GOAL - Every line that contains the word "this" should be copied out.

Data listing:
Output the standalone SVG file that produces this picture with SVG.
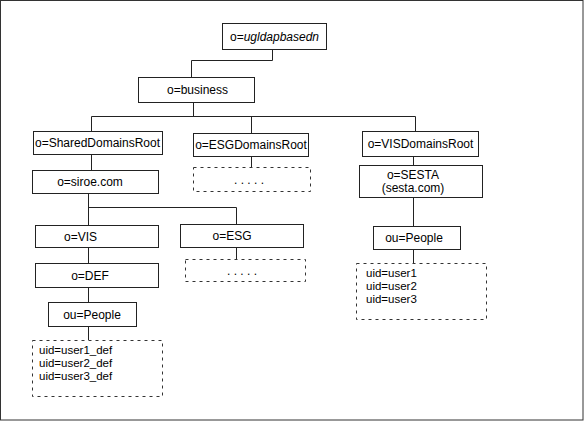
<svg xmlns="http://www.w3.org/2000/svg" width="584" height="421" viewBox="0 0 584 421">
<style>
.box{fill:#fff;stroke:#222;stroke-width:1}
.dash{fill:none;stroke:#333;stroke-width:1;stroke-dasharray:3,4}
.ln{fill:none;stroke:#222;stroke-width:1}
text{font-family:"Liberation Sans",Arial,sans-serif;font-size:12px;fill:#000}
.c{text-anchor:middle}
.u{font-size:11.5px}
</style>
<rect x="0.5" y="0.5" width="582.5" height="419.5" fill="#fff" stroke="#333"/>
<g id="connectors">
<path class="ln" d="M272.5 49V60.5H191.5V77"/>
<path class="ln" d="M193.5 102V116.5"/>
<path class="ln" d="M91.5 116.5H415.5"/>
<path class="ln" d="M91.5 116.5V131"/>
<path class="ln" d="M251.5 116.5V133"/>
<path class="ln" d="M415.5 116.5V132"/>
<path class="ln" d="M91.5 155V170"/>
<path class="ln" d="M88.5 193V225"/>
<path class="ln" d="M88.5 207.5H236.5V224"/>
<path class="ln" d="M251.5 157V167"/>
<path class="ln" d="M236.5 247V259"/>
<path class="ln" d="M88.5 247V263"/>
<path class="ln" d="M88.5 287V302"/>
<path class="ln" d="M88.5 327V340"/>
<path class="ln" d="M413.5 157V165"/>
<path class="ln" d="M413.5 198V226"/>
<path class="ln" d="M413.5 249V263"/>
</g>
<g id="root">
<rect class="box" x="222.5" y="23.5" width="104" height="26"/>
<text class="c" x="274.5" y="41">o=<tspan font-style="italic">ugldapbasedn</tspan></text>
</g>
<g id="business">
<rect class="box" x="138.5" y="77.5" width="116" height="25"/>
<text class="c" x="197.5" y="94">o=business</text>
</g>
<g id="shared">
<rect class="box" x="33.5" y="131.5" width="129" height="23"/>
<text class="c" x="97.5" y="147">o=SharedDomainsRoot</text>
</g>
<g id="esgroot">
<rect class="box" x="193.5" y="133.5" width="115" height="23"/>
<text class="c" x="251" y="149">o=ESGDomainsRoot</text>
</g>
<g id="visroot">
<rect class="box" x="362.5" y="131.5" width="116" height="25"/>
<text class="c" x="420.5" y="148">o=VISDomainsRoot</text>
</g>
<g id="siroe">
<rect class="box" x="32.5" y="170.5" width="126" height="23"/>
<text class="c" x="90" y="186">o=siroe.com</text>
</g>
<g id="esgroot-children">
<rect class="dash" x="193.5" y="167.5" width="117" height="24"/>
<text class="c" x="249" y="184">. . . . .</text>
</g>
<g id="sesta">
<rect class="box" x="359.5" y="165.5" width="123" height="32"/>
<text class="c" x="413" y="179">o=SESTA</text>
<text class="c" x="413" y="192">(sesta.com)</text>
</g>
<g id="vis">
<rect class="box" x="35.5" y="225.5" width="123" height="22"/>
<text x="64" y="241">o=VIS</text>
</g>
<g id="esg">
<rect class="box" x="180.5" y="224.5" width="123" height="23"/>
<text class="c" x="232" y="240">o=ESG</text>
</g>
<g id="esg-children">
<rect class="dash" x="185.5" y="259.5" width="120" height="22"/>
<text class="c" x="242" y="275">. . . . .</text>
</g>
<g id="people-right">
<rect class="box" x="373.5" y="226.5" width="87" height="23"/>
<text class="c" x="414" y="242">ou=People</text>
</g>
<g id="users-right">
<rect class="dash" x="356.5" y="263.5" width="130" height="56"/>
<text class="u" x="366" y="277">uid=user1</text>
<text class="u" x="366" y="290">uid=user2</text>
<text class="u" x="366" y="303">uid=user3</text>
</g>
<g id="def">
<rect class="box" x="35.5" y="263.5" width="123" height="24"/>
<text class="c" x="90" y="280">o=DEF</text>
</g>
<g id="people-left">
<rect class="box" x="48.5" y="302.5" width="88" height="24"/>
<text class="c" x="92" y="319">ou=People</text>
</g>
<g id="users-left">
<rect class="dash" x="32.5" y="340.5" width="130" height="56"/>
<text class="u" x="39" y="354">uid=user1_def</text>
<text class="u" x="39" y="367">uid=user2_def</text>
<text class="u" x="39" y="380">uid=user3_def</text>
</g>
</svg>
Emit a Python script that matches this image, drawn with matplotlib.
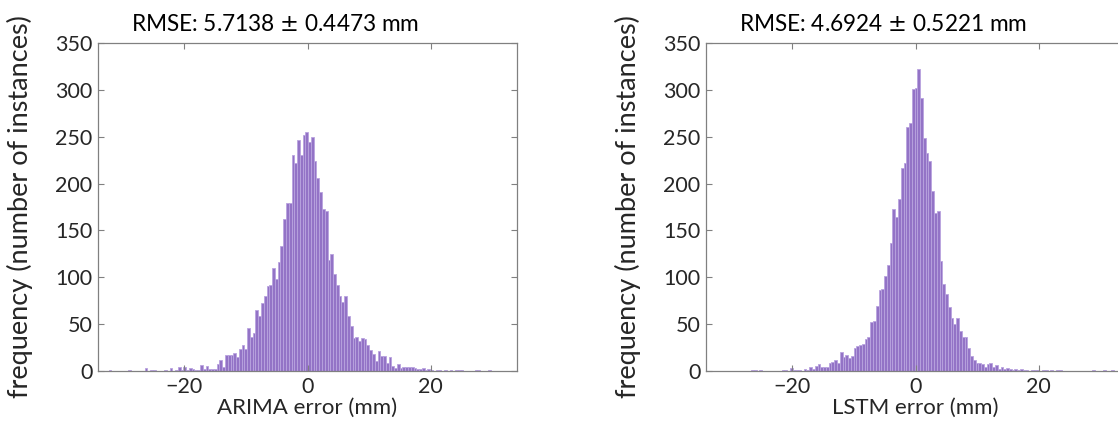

RIGHT ANSWER -
Output the standalone SVG file that produces this picture with SVG.
Emit a Python script that matches this image, drawn with matplotlib.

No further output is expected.